After spending months or even years planning your wedding, it makes sense to want to hold onto those memories as long as possible. However, you’re also building a home with your new spouse, presumably with all of the wonderful gifts you received from your registry! Therefore, you don’t want to be surrounded by clutter from your nuptials, no matter how beautiful the day was. We do understand being sentimental though, and certainly do not expect newlyweds to throw out everything from the happiest day of their lives. That’s why we’re created a little cheat sheet to explain which items are worth keeping, and which you can bear to part with. Of course, sentiment is a difficult thing to generalize – as personal experiences will affect people’s emotions and attachment – but this should be a good starting point to get you on your way.
Photo by The Day by Ira Lippke
What to Keep:
- Even though they take up more space than some of the other elements of the wedding day, both brides and grooms should hold onto their ensembles. While a dress is less likely than a suit to be worn again, it’s still something that is representative of the day as a whole.
- Just because you may have purchased jewelry specifically for your nuptials doesn’t mean you can never use it again! What a simple and special way to dress up for your future anniversaries.
- One copy of your invitation suite, program, and other paper products is the perfect sentimental token that doesn’t take up much room.
- If you have a cake topper, it can make for a fun display on a mantle without being too overbearing.
What to Lose:
- Though bouquets can be preserved, the dried flowers never look quite as beautiful, and they tend to shed.

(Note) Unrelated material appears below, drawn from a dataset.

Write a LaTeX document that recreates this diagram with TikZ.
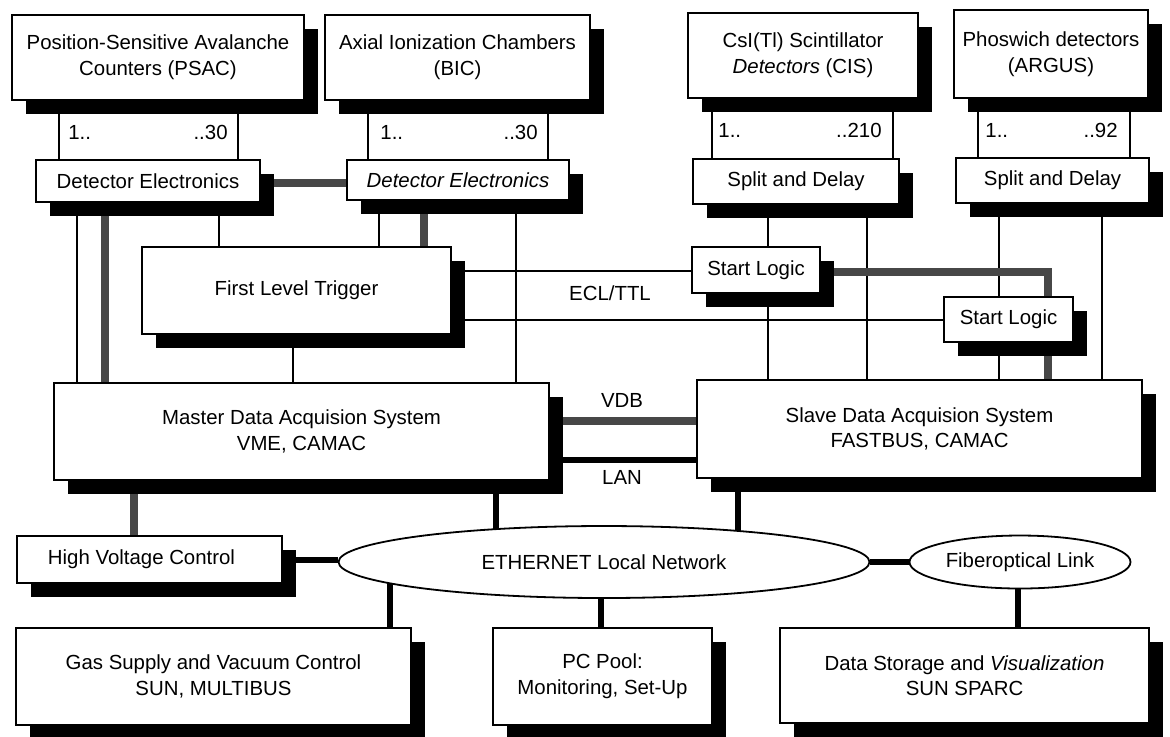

Wedding photos should adequately capture this memory.
- Unless they’re edible, favors that are left behind are unlikely to have much use for you. Either toss them or give them away if applicable.
- Depending on your guest list, you likely received dozens of cards on your wedding day. There may be some particularly touching ones you’ll want to hold on to, but otherwise they should be recycled. Just be sure to write your thank-you notes first!
- Flowers from centerpieces fall into the same category as bouquets, but the non-floral elements are better off being donated or given to someone planning their own celebration.